News and opinion houses, in their desperate but necessary bid to grab readers, listeners or viewers, are slaves to exaggeration and hyperbole. Reporting on a gangwar shootout in Rockfort, the Saturday Gleaner screamed one word in blood-red block capitals: “RAMPAGE!” Points worthy of exclamation are lost in journalism riven with exclamation points. Nevertheless, superlatives have their place. And if you see five Jamaican plays in your short, embattled life, one of them has to be Trevor Rhone’s Two Can Play.

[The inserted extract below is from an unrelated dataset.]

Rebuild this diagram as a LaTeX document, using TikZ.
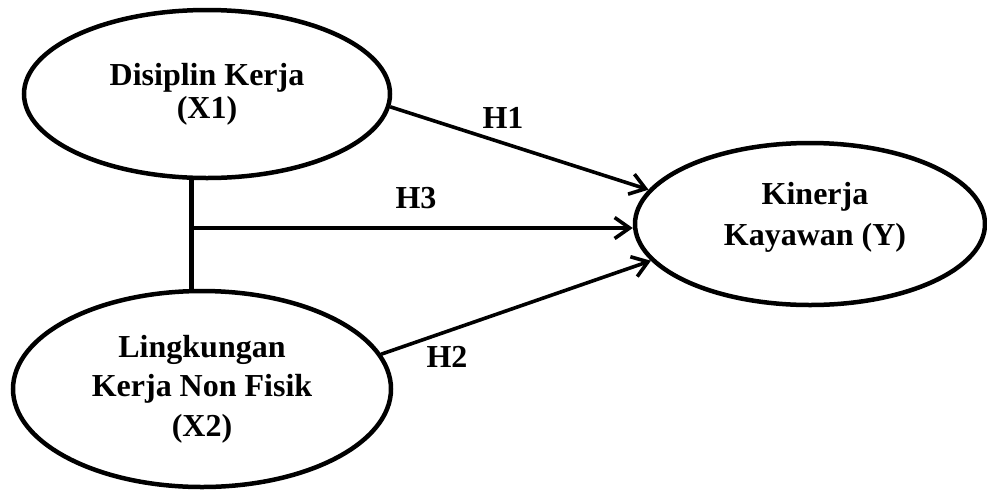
\documentclass[tikz,border=0pt]{standalone}
\usepackage{fontspec}
\setmainfont{Liberation Serif}
\usetikzlibrary{shapes.geometric,arrows.meta}
\tikzset{
  var/.style={ellipse,draw,line width=4.5pt,inner sep=0pt,align=center,
    font=\fontsize{32}{33}\selectfont\bfseries},
  conn/.style={line width=3.6pt,-{Straight Barb[length=15pt,width=21pt,line width=3.6pt]}},
  hlab/.style={inner sep=0pt,font=\fontsize{32}{33}\selectfont\bfseries}
}
\begin{document}
\begin{tikzpicture}[x=1pt,y=-1pt]
\useasboundingbox (0,0) rectangle (987,491);
\node[var,minimum width=366pt,minimum height=168pt] (e1) at (207,94)
  {Disiplin Kerja\\(X1)};
\node[var,minimum width=378pt,minimum height=196pt,
  font=\fontsize{32}{39.5}\selectfont\bfseries] (e2) at (202,389)
  {Lingkungan\\Kerja Non Fisik\\(X2)};
\node[var,minimum width=350pt,minimum height=162pt] (e3) at (810,224) {};
\node[inner sep=0pt,align=center,font=\fontsize{32}{41}\selectfont\bfseries]
  (t3) at (815,217) {Kinerja\\Kayawan (Y)};
\coordinate (j) at (191,228);
\draw[line width=5pt] (j |- e1.south) -- (j |- e2.north);
\draw[conn] (j) -- (j -| e3.west);
\draw[conn] (e1.-4) -- (e3.168);
\draw[conn] (e2.11) -- (e3.193);
\node[hlab] (h1) at (503,118) {H1};
\node[hlab] (h3) at (416,198) {H3};
\node[hlab] (h2) at (447,357) {H2};
\end{tikzpicture}
\end{document}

The script, which won Best Original Play on its 1982 debut, tells its story with such thunderous honesty that neither the passage of time nor Brian Heap’s mediocre restaging can diminish its impact. Conceptually, Two Can Play exists at a busy four-way intersection—the gridlocked point of contact between male and female gender roles, and the national identities of Jamaica and America.

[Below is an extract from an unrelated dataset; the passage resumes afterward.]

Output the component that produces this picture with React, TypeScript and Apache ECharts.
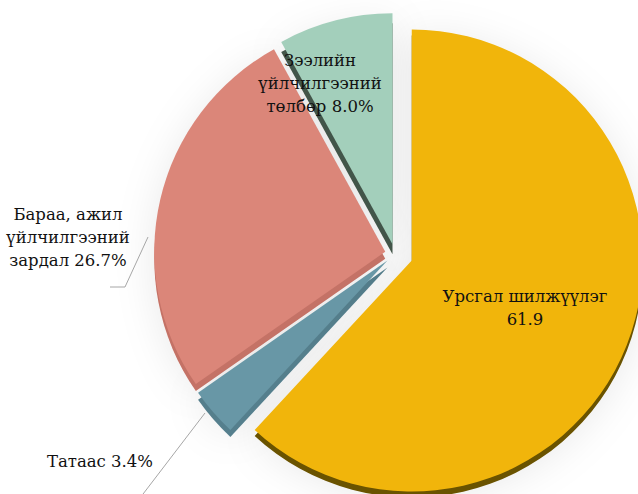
import React, { useEffect, useRef } from 'react';
import * as echarts from 'echarts';

const categories = [
  'Урсгал шилжүүлэг',
  'Татаас',
  'Бараа, ажил үйлчилгээний зардал',
  'Зээлийн үйлчилгээний төлбөр',
];
const values = [61.9, 3.4, 26.7, 8.0];
const labelPrefixes = [
  'Урсгал шилжүүлэг\n',
  'Татаас ',
  'Бараа, ажил\nүйлчилгээний\nзардал ',
  'Зээлийн\nүйлчилгээний\nтөлбөр ',
];
const valueSuffixes = ['', '%', '%', '%'];
const topColors = ['#F1B50B', '#6897A6', '#DB8679', '#A3CFBB'];
const sideColors = ['#6B5300', '#557F8D', '#C47266', '#435548'];

const CX = 395;
const CY = 254;
const R = 231;
const explode = [18, 10, 10, 10];
const depth = [6, 7, 7, 10];

const labelPlacement: { x: number; y: number; lines: number[][] | null }[] = [
  { x: 525, y: 308, lines: null },
  { x: 100, y: 461, lines: [[205, 413], [140, 498]] },
  { x: 68, y: 237, lines: [[148, 237], [125, 287], [110, 287]] },
  { x: 320, y: 83, lines: null },
];

function buildSeries(k: number, isSide: boolean): any {
  return {
    type: 'pie',
    center: [CX, CY + (isSide ? depth[k] : 0)],
    radius: R,
    startAngle: 90,
    clockwise: true,
    selectedMode: 'multiple',
    selectedOffset: explode[k],
    silent: true,
    emphasis: { disabled: true },
    select: { itemStyle: { borderWidth: 0 } },
    label: { show: false },
    labelLine: { show: false },
    z: isSide ? 1 : 2,
    data: categories.map((name, i) => {
      const visible = i === k;
      const itemStyle: any = {
        color: visible ? (isSide ? sideColors[i] : topColors[i]) : 'rgba(0,0,0,0)',
        borderWidth: 0,
      };
      if (visible && isSide) {
        itemStyle.shadowBlur = 40;
        itemStyle.shadowColor = 'rgba(0,0,0,0.09)';
      }
      return {
        name,
        value: values[i],
        selected: true,
        itemStyle,
        select: { itemStyle: { color: itemStyle.color } },
      };
    }),
  };
}

function buildLabels(): any[] {
  const els: any[] = [];
  categories.forEach((_, i) => {
    const p = labelPlacement[i];
    if (p.lines) {
      els.push({
        type: 'polyline',
        z: 10,
        silent: true,
        shape: { points: p.lines },
        style: { stroke: '#A6A6A6', lineWidth: 1, fill: null },
      });
    }
    els.push({
      type: 'text',
      z: 11,
      silent: true,
      x: p.x,
      y: p.y,
      style: {
        text: labelPrefixes[i] + values[i].toFixed(1) + valueSuffixes[i],
        fontFamily: 'DejaVu Serif',
        fontSize: 16.5,
        fill: '#111111',
        align: 'center',
        verticalAlign: 'middle',
        lineHeight: 23,
      },
    });
  });
  return els;
}

export default function App() {
  const ref = useRef<HTMLDivElement>(null);
  useEffect(() => {
    if (!ref.current) return;
    const chart = echarts.init(ref.current, undefined, { renderer: 'svg' });
    const series: any[] = [];
    for (let k = 0; k < values.length; k++) series.push(buildSeries(k, true));
    for (let k = 0; k < values.length; k++) series.push(buildSeries(k, false));
    chart.setOption({
      animation: false,
      backgroundColor: '#ffffff',
      series,
      graphic: { elements: buildLabels() },
    });
    return () => chart.dispose();
  }, []);
  return (
    <div
      ref={ref}
      style={{ position: 'fixed', left: 0, top: 0, width: 638, height: 494 }}
    />
  );
}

It is the story of Jim and Gloria, a firmly middle-class couple in a war-torn section of 1970s Kingston. Their children are illegal immigrants in America, out of contact for fear of being deported. Except for Jim’s deathly ill (and unseen) father, they live alone in their modestly-appointed house. Troubles grow each day; gunshots rain each night. And Jim wants out—he wants to leave Jamaica, and he wants to leave now.
Their attempt to reach America fills the first act, and the aftermath the second. Along that journey, the ingrained rhythms of their relationship—who fixes dinner, where he goes on a Tuesday night, what she does in the bathroom—slowly fall out of step, until their interactions become the verbal equivalent of a horribly tone-deaf duet. Rhone captures, like a photographer, a time-lapse portrait of the Jamaican marriage in collapse, its foundations eroded by year upon year of slights and oversights, squashed into the two-hour confines of modern drama.

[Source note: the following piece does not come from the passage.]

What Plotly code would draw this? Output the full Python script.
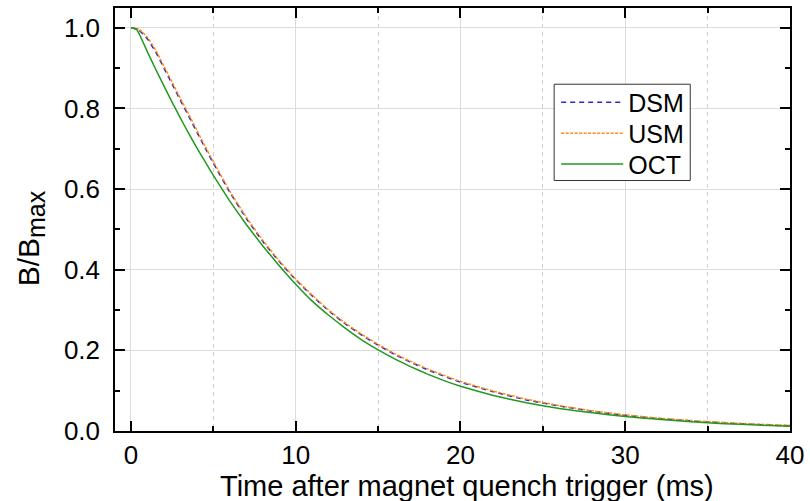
import plotly.graph_objects as go

t_dsm = [0, 0.5, 1, 1.5, 2, 2.5, 3, 3.5, 4, 4.5, 5, 6, 7, 8, 9, 10, 11, 12, 13, 14, 15,
         16, 17, 18, 19, 20, 22, 24, 26, 28, 30, 32, 34, 36, 38, 40]
v_dsm = [1.000, 0.994, 0.972, 0.940, 0.900, 0.860, 0.820, 0.781, 0.741, 0.702, 0.664,
         0.592, 0.527, 0.470, 0.420, 0.375, 0.335, 0.298, 0.266, 0.238, 0.213,
         0.190, 0.170, 0.152, 0.136, 0.121, 0.097, 0.077, 0.062, 0.049, 0.039,
         0.031, 0.025, 0.020, 0.016, 0.013]

t_usm = t_dsm
v_usm = [1.000, 0.996, 0.976, 0.945, 0.905, 0.865, 0.825, 0.786, 0.746, 0.706, 0.668,
         0.595, 0.530, 0.473, 0.422, 0.377, 0.337, 0.300, 0.268, 0.240, 0.215,
         0.192, 0.172, 0.154, 0.138, 0.123, 0.099, 0.079, 0.063, 0.050, 0.040,
         0.032, 0.026, 0.021, 0.017, 0.014]

t_oct = [0, 0.3, 0.5, 1, 1.5, 2, 2.5, 3, 3.5, 4, 4.5, 5, 6, 7, 8, 9, 10, 11, 12, 13, 14,
         15, 16, 17, 18, 19, 20, 22, 24, 26, 28, 30, 32, 34, 36, 38, 40]
v_oct = [1.000, 0.998, 0.985, 0.940, 0.897, 0.856, 0.815, 0.776, 0.738, 0.702, 0.668,
         0.634, 0.570, 0.512, 0.459, 0.410, 0.364, 0.322, 0.287, 0.255, 0.226,
         0.201, 0.179, 0.159, 0.141, 0.125, 0.111, 0.088, 0.070, 0.056, 0.045,
         0.036, 0.029, 0.023, 0.018, 0.015, 0.012]

names = ["DSM", "USM", "OCT"]
colors = ["#2a2acc", "#ff8c1a", "#1f9a1f"]
dashes = ["5px,4px", "3px,1.5px", "solid"]
legend_ids = ["legend", "legend2", "legend3"]
legend_y = [0.7764, 0.7035, 0.6306]

x_title = "Time after magnet quench trigger (ms)"
y_title = 'B/B<sub><span style="font-size:25px">max</span></sub>'

FONT = "Liberation Sans, Arial, sans-serif"

fig = go.Figure()
for t, v, n, c, d, lg in zip([t_dsm, t_usm, t_oct], [v_dsm, v_usm, v_oct], names, colors, dashes, legend_ids):
    fig.add_trace(go.Scatter(x=t, y=v, name=n, mode="lines", legend=lg,
                             line=dict(color=c, width=1.5, dash=d, shape="spline", smoothing=0.3)))

leg_common = dict(x=0.6536, xanchor="left", yanchor="middle",
                  bgcolor="rgba(0,0,0,0)", borderwidth=0,
                  font=dict(size=25, family=FONT, color="black"), itemwidth=62)
layout_legs = {}
for lg, ly in zip(legend_ids, legend_y):
    layout_legs[lg] = dict(leg_common, y=ly)

fig.update_layout(
    width=810, height=501,
    margin=dict(l=115, r=17, t=6, b=70),
    plot_bgcolor="white", paper_bgcolor="white",
    font=dict(family=FONT, color="black", size=26),
    showlegend=True,
    **layout_legs,
)

# legend frame
fig.add_shape(type="rect", xref="paper", yref="paper",
              x0=0.6506, x1=0.8522, y0=0.5922, y1=0.8198,
              fillcolor="white", line=dict(color="#333333", width=1), layer="above")

# axis titles
fig.add_annotation(text=x_title, xref="paper", yref="paper", x=0.522, y=-0.131,
                   xanchor="center", yanchor="middle", showarrow=False,
                   font=dict(size=29, family=FONT, color="black"))
fig.add_annotation(text=y_title, xref="paper", yref="paper", x=-0.125, y=0.4546,
                   xanchor="center", yanchor="middle", showarrow=False, textangle=-90,
                   font=dict(size=30, family=FONT, color="black"))

fig.update_xaxes(
    range=[-0.97, 40], tickvals=[0, 10, 20, 30, 40],
    showline=True, linecolor="black", linewidth=1.5, mirror="allticks",
    ticks="inside", ticklen=10, tickwidth=1.5, tickcolor="black",
    showgrid=True, gridcolor="#dcdcdc", gridwidth=1, zeroline=False,
    tickfont=dict(size=26),
    minor=dict(dtick=5, tick0=0, ticks="inside", ticklen=5, tickwidth=1.5, tickcolor="black",
               showgrid=True, gridcolor="#d0d0d0", griddash="4px,4px", gridwidth=1),
)
fig.update_yaxes(
    range=[0, 1.049], tickvals=[0, 0.2, 0.4, 0.6, 0.8, 1.0], tickformat=".1f",
    showline=True, linecolor="black", linewidth=1.5, mirror="allticks",
    ticks="inside", ticklen=10, tickwidth=1.5, tickcolor="black",
    showgrid=True, gridcolor="#dcdcdc", gridwidth=1, zeroline=False,
    tickfont=dict(size=26), ticklabelstandoff=8,
    minor=dict(dtick=0.1, tick0=0, ticks="inside", ticklen=5, tickwidth=1.5, tickcolor="black",
               showgrid=False),
)

fig.write_html("out.html")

Brian Heap, either due to a lack of resources, a lack of imagination, or some combination thereof, neglects to use most of the rudiments of theatre to enhance Rhone’s tour de force. The set, intended to depict Jim and Gloria’s living quarters, is badly designed, scaled and arranged. All exits and entrances happen, drearily, on the same upstage plane. The size of the rooms, given their economic bracket, is improbably large. And for walls, Heap uses an ad hoc collection of flats, seemingly grabbed from some long-forgotten storeroom, lacking even a color scheme to smooth the illusion.
Lighting and sound design are similarly uninspired, conferring little sense of day or night, much less the emotional states of the characters. To understand what’s missing, imagine how unsatisfactory your car would be if it contained only the parts necessary to move from departure to destination. The overall impression, in Two Can Play, is that of walking in on rehearsal night. With a scheduled run of only six performances, such rough edges are unacceptable.
But you hardly notice those flaws, and maybe forget them entirely, once Alwyn Scott and Nadean Rawlins bring Jim and Gloria to life. Rawlins is obviously the more intuitive and nuanced actor, but Scott manages to hold his own as the archetypal husband. As Gloria, Rawlins finds the perpetually fatigued, frustrated equilibrium of her long-suffering housewife and allows the material to ratchet up her blood pressure, scene by scene, until the veins stand out in her neck. She plays each moment with surety, unafraid to look ugly or foolish in front of an audience.
Scott, however, remains obstructed by his awareness that he is acting, and so cannot find the emotional range needed for Jim, a man whose artifices are harshly stripped away throughout the play. His turn is competent, though unable to occupy the shadow of the original actor in the part—the late, great Charles Hyatt.
Trevor Rhone’s recent passing leaves Grace McGhie—the first Gloria—as the only remaining parent of Two Can Play. Although recent headlines indicate that Kingston is still a bullet-riddled city, and although the line outside the American embassy grows ever longer, she can perhaps smile that at least two of her spiritual children (Rawlins and Scott) want to stay—and play—at home.